How to Choose and Optimize Your Domain Name
Simply put, your domain name is your web address and deciding on what address to use can be challenging. If you’re an established business, your domain name was probably chosen quite some time ago. However, if you’re just starting out it is important that you consider several factors before settling on this important piece of the marketing puzzle. Follow these guidelines to set you (and your URL) up for success.
5 Steps to Setting Up a Domain Name
- KISS – Keep it short and simple
Domain names can be as long as 67 characters, but that doesn’t mean it should be. The shorter your URL, the easier it is for your audience to remember it. If your URL is too long, too difficult to spell or too hard to pronounce, you are doing yourself a disservice. Avoid words with multiple spellings. You have a great business. People want to tell their friends about it. Make it easy for them to do so.
2. Don’t Use Hyphens Or Dashes In Your URL
Yes, it is true that hyphens help search engines distinguish keywords. Yes, domain name optimization is important. However, you may be doing more harm than good. If your website is I-have-a-great-business.com and you want to run a radio ad, it will sound like this “Visit I dash have dash a dash great dash business dot com.” Confused? Me too. Don’t forget to consider word of mouth marketing. You want people to talk about your business. However, when a potential customer is typing in your URL heard by someone else, the hyphens are usually left out. You just lost website traffic and a potential new customer.

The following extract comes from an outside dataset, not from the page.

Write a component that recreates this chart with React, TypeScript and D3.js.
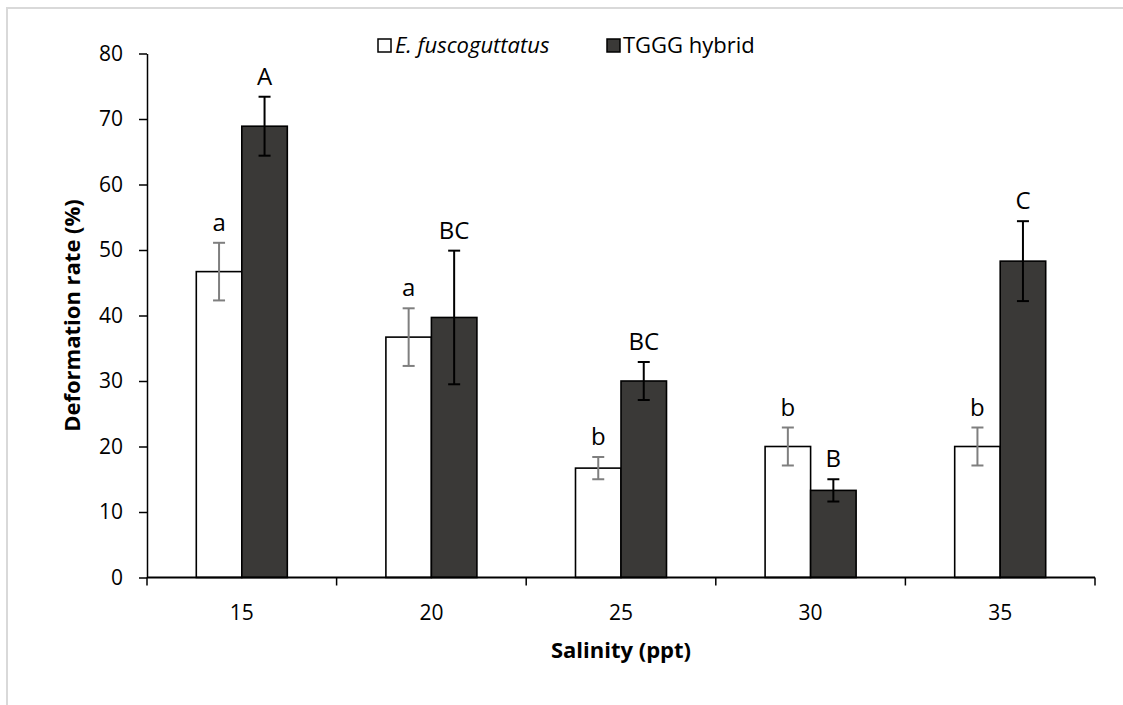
import React, {useEffect, useRef} from 'react'
import * as d3 from 'd3';

const salinity = ['15', '20', '25', '30', '35'];
const fuscoMean = [46.7, 36.7, 16.7, 20.0, 20.0];
const fuscoErr = [4.4, 4.4, 1.7, 2.9, 2.9];
const hybridMean = [68.9, 39.7, 30.0, 13.3, 48.3];
const hybridErr = [4.5, 10.2, 2.9, 1.7, 6.1];
const fuscoLetters = ['a', 'a', 'b', 'b', 'b'];
const hybridLetters = ['A', 'BC', 'BC', 'B', 'C'];
const yTicks = [0, 10, 20, 30, 40, 50, 60, 70, 80];

const FONT = '"Open Sans", "Noto Sans", sans-serif';

export default function App(){
    const svgRef = useRef<SVGSVGElement>(null);

    const W = 1123, H = 705;
    const margin = {top: 53.5, right: 28, left: 147, bottom: 127.5};

    useEffect(() => {
        const svg = d3.select(svgRef.current);
        svg.selectAll('*').remove();

        const x = d3.scaleBand()
            .domain(salinity)
            .range([margin.left, W - margin.right])
            .padding(0);

        const y = d3.scaleLinear()
            .domain([0, 80])
            .range([H - margin.bottom, margin.top]);

        const barW = x.bandwidth() * 0.24;
        const sub = d3.scaleBand()
            .domain(['fusco', 'hybrid'])
            .range([x.bandwidth() / 2 - barW, x.bandwidth() / 2 + barW]);

        // chart area frame: only top and left edges fall inside the picture
        svg.append('path')
            .attr('d', `M7,${H} V8 H${W}`)
            .attr('fill', 'none')
            .attr('stroke', '#d9d9d9')
            .attr('stroke-width', 2);

        const series = [
            {key: 'fusco', mean: fuscoMean, err: fuscoErr, letters: fuscoLetters, fill: '#ffffff', errColor: '#7f7f7f'},
            {key: 'hybrid', mean: hybridMean, err: hybridErr, letters: hybridLetters, fill: '#3a3937', errColor: '#000000'},
        ];

        series.forEach(s => {
            const g = svg.append('g');
            const rows = salinity.map((c, i) => ({c, v: s.mean[i], e: s.err[i], l: s.letters[i]}));

            g.selectAll('rect')
                .data(rows)
                .join('rect')
                .attr('x', d => x(d.c)! + sub(s.key)!)
                .attr('y', d => y(d.v))
                .attr('width', sub.bandwidth())
                .attr('height', d => y(0) - y(d.v))
                .attr('fill', s.fill)
                .attr('stroke', '#000')
                .attr('stroke-width', 1.6);

            const cx = (d: any) => x(d.c)! + sub(s.key)! + sub.bandwidth() / 2;

            g.selectAll('line.err')
                .data(rows)
                .join('line')
                .attr('class', 'err')
                .attr('x1', cx).attr('x2', cx)
                .attr('y1', d => y(d.v - d.e))
                .attr('y2', d => y(d.v + d.e))
                .attr('stroke', s.errColor)
                .attr('stroke-width', 2);

            [1, -1].forEach(sign => {
                g.selectAll('line.cap' + sign)
                    .data(rows)
                    .join('line')
                    .attr('class', 'cap' + sign)
                    .attr('x1', d => cx(d) - 6).attr('x2', d => cx(d) + 6)
                    .attr('y1', d => y(d.v + sign * d.e))
                    .attr('y2', d => y(d.v + sign * d.e))
                    .attr('stroke', s.errColor)
                    .attr('stroke-width', 2);
            });

            g.selectAll('text')
                .data(rows)
                .join('text')
                .attr('x', cx)
                .attr('y', d => y(d.v + d.e) - 12)
                .attr('text-anchor', 'middle')
                .attr('font-family', FONT)
                .attr('font-size', 24)
                .attr('fill', '#000')
                .text(d => d.l);
        });

        // y axis
        const yaxis = d3.axisLeft(y)
            .tickValues(yTicks)
            .tickSize(8)
            .tickPadding(16)
            .tickSizeOuter(0);

        svg.append('g')
            .attr('transform', `translate(${margin.left},0)`)
            .call(yaxis)
            .call(g => g.select('.domain').attr('stroke', '#000').attr('stroke-width', 1.5))
            .call(g => g.selectAll('.tick line').attr('stroke', '#000').attr('stroke-width', 1.5))
            .call(g => g.selectAll('.tick text')
                .attr('font-family', FONT)
                .attr('font-size', 21)
                .attr('fill', '#000'));

        // x axis: ticks on category boundaries, labels in the middle
        const xg = svg.append('g');
        const y0 = y(0);
        xg.append('line')
            .attr('x1', margin.left).attr('x2', W - margin.right)
            .attr('y1', y0).attr('y2', y0)
            .attr('stroke', '#000').attr('stroke-width', 1.8);

        const bounds = salinity.map(c => x(c)!).concat([W - margin.right]);
        xg.selectAll('line.tick')
            .data(bounds)
            .join('line')
            .attr('class', 'tick')
            .attr('x1', d => d).attr('x2', d => d)
            .attr('y1', y0).attr('y2', y0 + 8)
            .attr('stroke', '#000').attr('stroke-width', 1.5);

        xg.selectAll('text')
            .data(salinity)
            .join('text')
            .attr('x', d => x(d)! + x.bandwidth() / 2)
            .attr('y', y0 + 42)
            .attr('text-anchor', 'middle')
            .attr('font-family', FONT)
            .attr('font-size', 21)
            .text(d => d);

        // axis titles
        svg.append('text')
            .attr('x', (margin.left + W - margin.right) / 2)
            .attr('y', 658)
            .attr('text-anchor', 'middle')
            .attr('font-family', FONT)
            .attr('font-weight', 'bold')
            .attr('font-size', 22)
            .text('Salinity (ppt)');

        svg.append('text')
            .attr('transform', `translate(80,${y(40)}) rotate(-90)`)
            .attr('text-anchor', 'middle')
            .attr('font-family', FONT)
            .attr('font-weight', 'bold')
            .attr('font-size', 22)
            .text('Deformation rate (%)');

        // legend
        const lg = svg.append('g');
        lg.append('rect')
            .attr('x', 378).attr('y', 39)
            .attr('width', 13).attr('height', 13)
            .attr('fill', '#fff').attr('stroke', '#000').attr('stroke-width', 1.5);
        lg.append('text')
            .attr('x', 395).attr('y', 53)
            .attr('font-family', FONT)
            .attr('font-style', 'italic')
            .attr('font-size', 22)
            .text('E. fuscoguttatus');
        lg.append('rect')
            .attr('x', 607).attr('y', 39)
            .attr('width', 13).attr('height', 13)
            .attr('fill', '#3a3937').attr('stroke', '#000').attr('stroke-width', 1.5);
        lg.append('text')
            .attr('x', 623).attr('y', 53)
            .attr('font-family', FONT)
            .attr('font-size', 22)
            .text('TGGG hybrid');
    });

    return (
        <svg
            ref={svgRef}
            width={1123}
            height={705}
            style={{position: 'absolute', left: 0, top: 0, background: '#fff'}}
        >
        </svg>
    );
}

3. Do be sure to brainstorm.
Choosing your domain name requires both strategy and creativity. There are over 225 million registered domain names, so it’s possible that the perfect URL you just thought of is already taken. Have a backup. And a backup to the backup. Ask your friends. Involve them in the brainstorming. Remember, when brainstorming, there are no dumb ideas. Throw some ideas around and see what sticks.
4. Don’t Copy Another URL.
I’ll say it again. Do not copy another URL. Make sure to check copyright.gov before settling on any domain name. Better safe than sorry. Starting a new business is hard enough without being sued for copyright or trademark infringement.
5. When in Doubt, Use .COM
There are of course instances in which another extension may be appropriate (.net, .biz), but a .COM is typically the way to go. For the casual internet user, this may the only extension they are familiar with. Additionally, businesses with other extensions are typically perceived as having less value by the average consumer.
Remember – these are just guidelines for choosing a new domain name. As with all guidelines, there are always exceptions, but I consider these to be domain name best practices. Don’t forget to be strategic, rational and creative. This is an important step in the branding of your business. I will discuss domain name optimization in later post.